On my flight from Denver to Washington, DC, today, trees were a reliable indicator of the regional climates.  Across the semiarid High Plains, spotty groves of trees were observed along dry stream beds or surrounding farmhouses but were otherwise absent.  Farther east, the green ribbon of the Platte River snaked across southern Nebraska, demonstrating a steady supply of water for plains cottonwoods and other riparian trees and shrubs.

The riverine corridors thickened after we crossed the Missouri River (just south of Omaha) as the size and number of the streams increased, fed by abundant moisture from the Gulf of Mexico.  After flying over the Illinois River at Peoria, trees diminished once again across the Glaciated Plain of central Illinois; once a vast prairie, it is now productive farmland, studded with wind farms.  Clouds obscured the landscape over most of Indiana and Ohio and, when breaks in the overcast finally returned, a sea of trees stretched below us, indicating that we had reached the forests of the Appalachian Plateau.  In this geophysical province, trees must be cleared for homesteads and cropfields are primarily limited to the valley floors .

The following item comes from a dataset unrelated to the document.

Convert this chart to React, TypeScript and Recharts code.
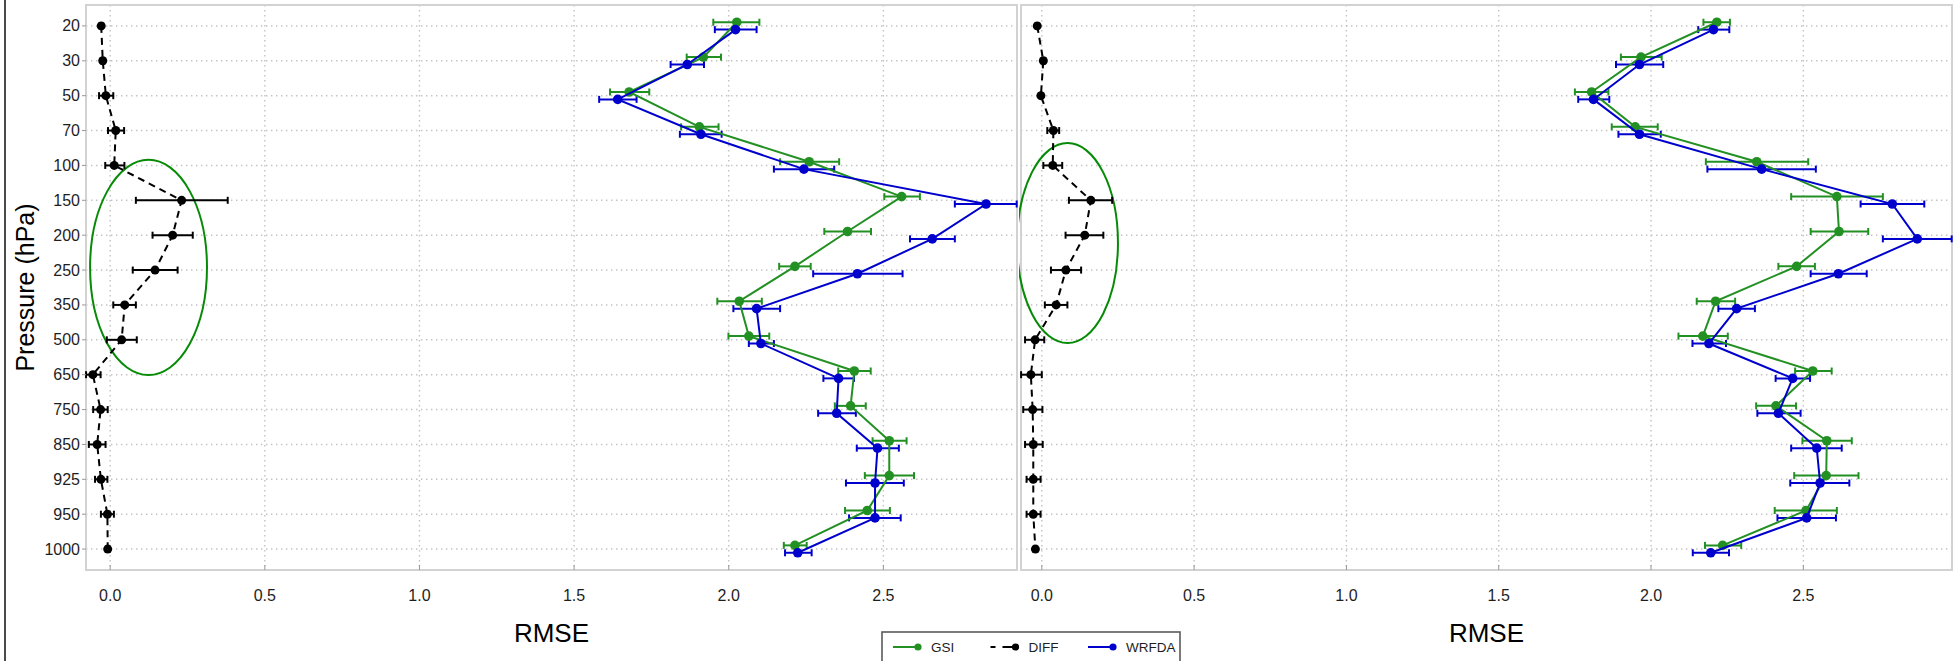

Descending through low clouds to Dulles International Airport, we followed the Potomac River down from the Plateau and across the relatively flat landscape of the Piedmont.  The Washington Monument, well to our southeast, shimmered in sunlight as we glided above a mosaic of woods and wetlands, broken by small farms and the sprawling suburbs of Northern Virginia.  Trees do just fine in the relatively mild, humid climate of the Mid-Atlantic region.